#### Short exercise:
All of the lines below are to be printed again exactly; images are excluded from the output.

#### Dataset section:
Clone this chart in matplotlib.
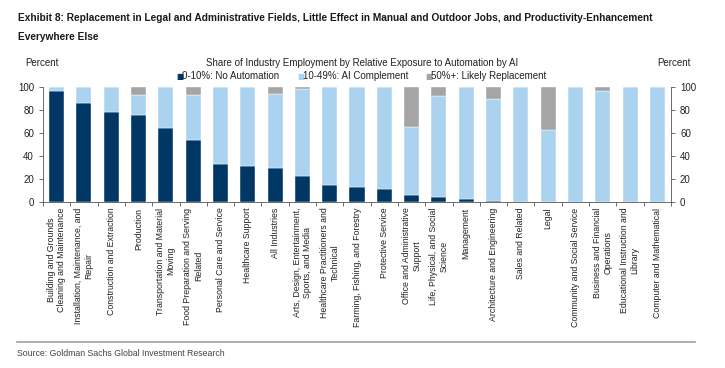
import numpy as np
import matplotlib.pyplot as plt

# categories and shares (percent of industry employment)
categories = [
    'Building and Grounds\nCleaning and Maintenance',
    'Installation, Maintenance, and\nRepair',
    'Construction and Extraction',
    'Production',
    'Transportation and Material\nMoving',
    'Food Preparation and Serving\nRelated',
    'Personal Care and Service',
    'Healthcare Support',
    'All Industries',
    'Arts, Design, Entertainment,\nSports, and Media',
    'Healthcare Practitioners and\nTechnical',
    'Farming, Fishing, and Forestry',
    'Protective Service',
    'Office and Administrative\nSupport',
    'Life, Physical, and Social\nScience',
    'Management',
    'Architecture and Engineering',
    'Sales and Related',
    'Legal',
    'Community and Social Service',
    'Business and Financial\nOperations',
    'Educational Instruction and\nLibrary',
    'Computer and Mathematical',
]
no_auto = [96.2, 85.8, 78.0, 75.9, 64.6, 53.6, 32.8, 31.3, 29.6, 22.6, 14.5, 12.8,
           11.6, 5.8, 4.3, 2.6, 0.9, 0.0, 0.0, 0.0, 0.0, 0.0, 0.0]
replace = [0.0, 0.0, 0.0, 6.7, 0.0, 6.7, 0.0, 0.0, 6.4, 2.0, 0.0, 0.0,
           0.0, 34.8, 8.1, 0.0, 10.7, 0.0, 37.4, 0.0, 3.5, 0.0, 0.0]
complement = [100 - a - b for a, b in zip(no_auto, replace)]

c_dark = '#003764'
c_light = '#abd3f0'
c_gray = '#a5a5a5'
txt = '#222222'

plt.rcParams['font.family'] = ['Liberation Sans', 'DejaVu Sans']

fig = plt.figure(figsize=(7.25, 3.68), dpi=100)
ax = fig.add_axes([43 / 725, 1 - 202 / 368, 628 / 725, 115 / 368])

x = np.arange(len(categories))
w = 0.55
ax.bar(x, no_auto, w, color=c_dark, edgecolor='white', linewidth=0.3)
ax.bar(x, complement, w, bottom=no_auto, color=c_light, edgecolor='white', linewidth=0.3)
ax.bar(x, replace, w, bottom=np.array(no_auto) + np.array(complement),
       color=c_gray, edgecolor='white', linewidth=0.3)

ax.set_xlim(-0.5, len(categories) - 0.5)
ax.set_ylim(0, 100)
ax.set_yticks(range(0, 101, 20))
ax.tick_params(axis='y', labelsize=7, colors='#555555', labelcolor=txt, length=3, width=0.6,
               left=True, right=True, labelright=True)
ax.set_xticks(x)
ax.set_xticklabels(categories, rotation=90, fontsize=6.3, color=txt,
                   ha='center', va='top', multialignment='center')
ax.tick_params(axis='x', length=0, pad=4)
ax.set_xticks(np.arange(-0.5, len(categories), 1), minor=True)
ax.tick_params(axis='x', which='minor', length=3, width=0.6, color='#555555')

ax.spines['top'].set_visible(False)
for s in ['left', 'right', 'bottom']:
    ax.spines[s].set_color('#555555')
    ax.spines[s].set_linewidth(0.6)

# titles and labels
fig.text(18 / 725, 1 - 18 / 368, 'Exhibit 8: Replacement in Legal and Administrative Fields, Little Effect in '
         'Manual and Outdoor Jobs, and Productivity-Enhancement',
         fontsize=7.3, fontweight='bold', color='#1a1a1a', va='center')
fig.text(18 / 725, 1 - 37.5 / 368, 'Everywhere Else',
         fontsize=7.3, fontweight='bold', color='#1a1a1a', va='center')
fig.text(25 / 725, 1 - 63 / 368, 'Percent', fontsize=7, color=txt, va='center')
fig.text(657 / 725, 1 - 63 / 368, 'Percent', fontsize=7, color=txt, va='center')
fig.text(362 / 725, 1 - 63 / 368,
         'Share of Industry Employment by Relative Exposure to Automation by AI',
         fontsize=7, color=txt, va='center', ha='center')

# legend row
leg = [('0-10%: No Automation', c_dark, 176), ('10-49%: AI Complement', c_light, 297),
       ('50%+: Likely Replacement', c_gray, 425)]
for lab, col, px in leg:
    fig.text(px / 725, 1 - 76 / 368, '\u25a0', fontsize=5.5, color=col, va='center', family='DejaVu Sans')
    fig.text((px + 6) / 725, 1 - 76 / 368, lab, fontsize=7, color=txt, va='center')

# bottom rule and source
fig.add_artist(plt.Line2D([17 / 725, 695 / 725], [1 - 342 / 368, 1 - 342 / 368],
                          color='#a0a0a0', linewidth=1.2))
fig.text(17 / 725, 1 - 353 / 368, 'Source: Goldman Sachs Global Investment Research',
         fontsize=6.3, color='#444444', va='center')

fig.savefig('out.png', dpi=100, facecolor='white')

#### Result of this task:
Clone this chart in matplotlib.
import numpy as np
import matplotlib.pyplot as plt

# categories and shares (percent of industry employment)
categories = [
    'Building and Grounds\nCleaning and Maintenance',
    'Installation, Maintenance, and\nRepair',
    'Construction and Extraction',
    'Production',
    'Transportation and Material\nMoving',
    'Food Preparation and Serving\nRelated',
    'Personal Care and Service',
    'Healthcare Support',
    'All Industries',
    'Arts, Design, Entertainment,\nSports, and Media',
    'Healthcare Practitioners and\nTechnical',
    'Farming, Fishing, and Forestry',
    'Protective Service',
    'Office and Administrative\nSupport',
    'Life, Physical, and Social\nScience',
    'Management',
    'Architecture and Engineering',
    'Sales and Related',
    'Legal',
    'Community and Social Service',
    'Business and Financial\nOperations',
    'Educational Instruction and\nLibrary',
    'Computer and Mathematical',
]
no_auto = [96.2, 85.8, 78.0, 75.9, 64.6, 53.6, 32.8, 31.3, 29.6, 22.6, 14.5, 12.8,
           11.6, 5.8, 4.3, 2.6, 0.9, 0.0, 0.0, 0.0, 0.0, 0.0, 0.0]
replace = [0.0, 0.0, 0.0, 6.7, 0.0, 6.7, 0.0, 0.0, 6.4, 2.0, 0.0, 0.0,
           0.0, 34.8, 8.1, 0.0, 10.7, 0.0, 37.4, 0.0, 3.5, 0.0, 0.0]
complement = [100 - a - b for a, b in zip(no_auto, replace)]

c_dark = '#003764'
c_light = '#abd3f0'
c_gray = '#a5a5a5'
txt = '#222222'

plt.rcParams['font.family'] = ['Liberation Sans', 'DejaVu Sans']

fig = plt.figure(figsize=(7.25, 3.68), dpi=100)
ax = fig.add_axes([43 / 725, 1 - 202 / 368, 628 / 725, 115 / 368])

x = np.arange(len(categories))
w = 0.55
ax.bar(x, no_auto, w, color=c_dark, edgecolor='white', linewidth=0.3)
ax.bar(x, complement, w, bottom=no_auto, color=c_light, edgecolor='white', linewidth=0.3)
ax.bar(x, replace, w, bottom=np.array(no_auto) + np.array(complement),
       color=c_gray, edgecolor='white', linewidth=0.3)

ax.set_xlim(-0.5, len(categories) - 0.5)
ax.set_ylim(0, 100)
ax.set_yticks(range(0, 101, 20))
ax.tick_params(axis='y', labelsize=7, colors='#555555', labelcolor=txt, length=3, width=0.6,
               left=True, right=True, labelright=True)
ax.set_xticks(x)
ax.set_xticklabels(categories, rotation=90, fontsize=6.3, color=txt,
                   ha='center', va='top', multialignment='center')
ax.tick_params(axis='x', length=0, pad=4)
ax.set_xticks(np.arange(-0.5, len(categories), 1), minor=True)
ax.tick_params(axis='x', which='minor', length=3, width=0.6, color='#555555')

ax.spines['top'].set_visible(False)
for s in ['left', 'right', 'bottom']:
    ax.spines[s].set_color('#555555')
    ax.spines[s].set_linewidth(0.6)

# titles and labels
fig.text(18 / 725, 1 - 18 / 368, 'Exhibit 8: Replacement in Legal and Administrative Fields, Little Effect in '
         'Manual and Outdoor Jobs, and Productivity-Enhancement',
         fontsize=7.3, fontweight='bold', color='#1a1a1a', va='center')
fig.text(18 / 725, 1 - 37.5 / 368, 'Everywhere Else',
         fontsize=7.3, fontweight='bold', color='#1a1a1a', va='center')
fig.text(25 / 725, 1 - 63 / 368, 'Percent', fontsize=7, color=txt, va='center')
fig.text(657 / 725, 1 - 63 / 368, 'Percent', fontsize=7, color=txt, va='center')
fig.text(362 / 725, 1 - 63 / 368,
         'Share of Industry Employment by Relative Exposure to Automation by AI',
         fontsize=7, color=txt, va='center', ha='center')

# legend row
leg = [('0-10%: No Automation', c_dark, 176), ('10-49%: AI Complement', c_light, 297),
       ('50%+: Likely Replacement', c_gray, 425)]
for lab, col, px in leg:
    fig.text(px / 725, 1 - 76 / 368, '\u25a0', fontsize=5.5, color=col, va='center', family='DejaVu Sans')
    fig.text((px + 6) / 725, 1 - 76 / 368, lab, fontsize=7, color=txt, va='center')

# bottom rule and source
fig.add_artist(plt.Line2D([17 / 725, 695 / 725], [1 - 342 / 368, 1 - 342 / 368],
                          color='#a0a0a0', linewidth=1.2))
fig.text(17 / 725, 1 - 353 / 368, 'Source: Goldman Sachs Global Investment Research',
         fontsize=6.3, color='#444444', va='center')

fig.savefig('out.png', dpi=100, facecolor='white')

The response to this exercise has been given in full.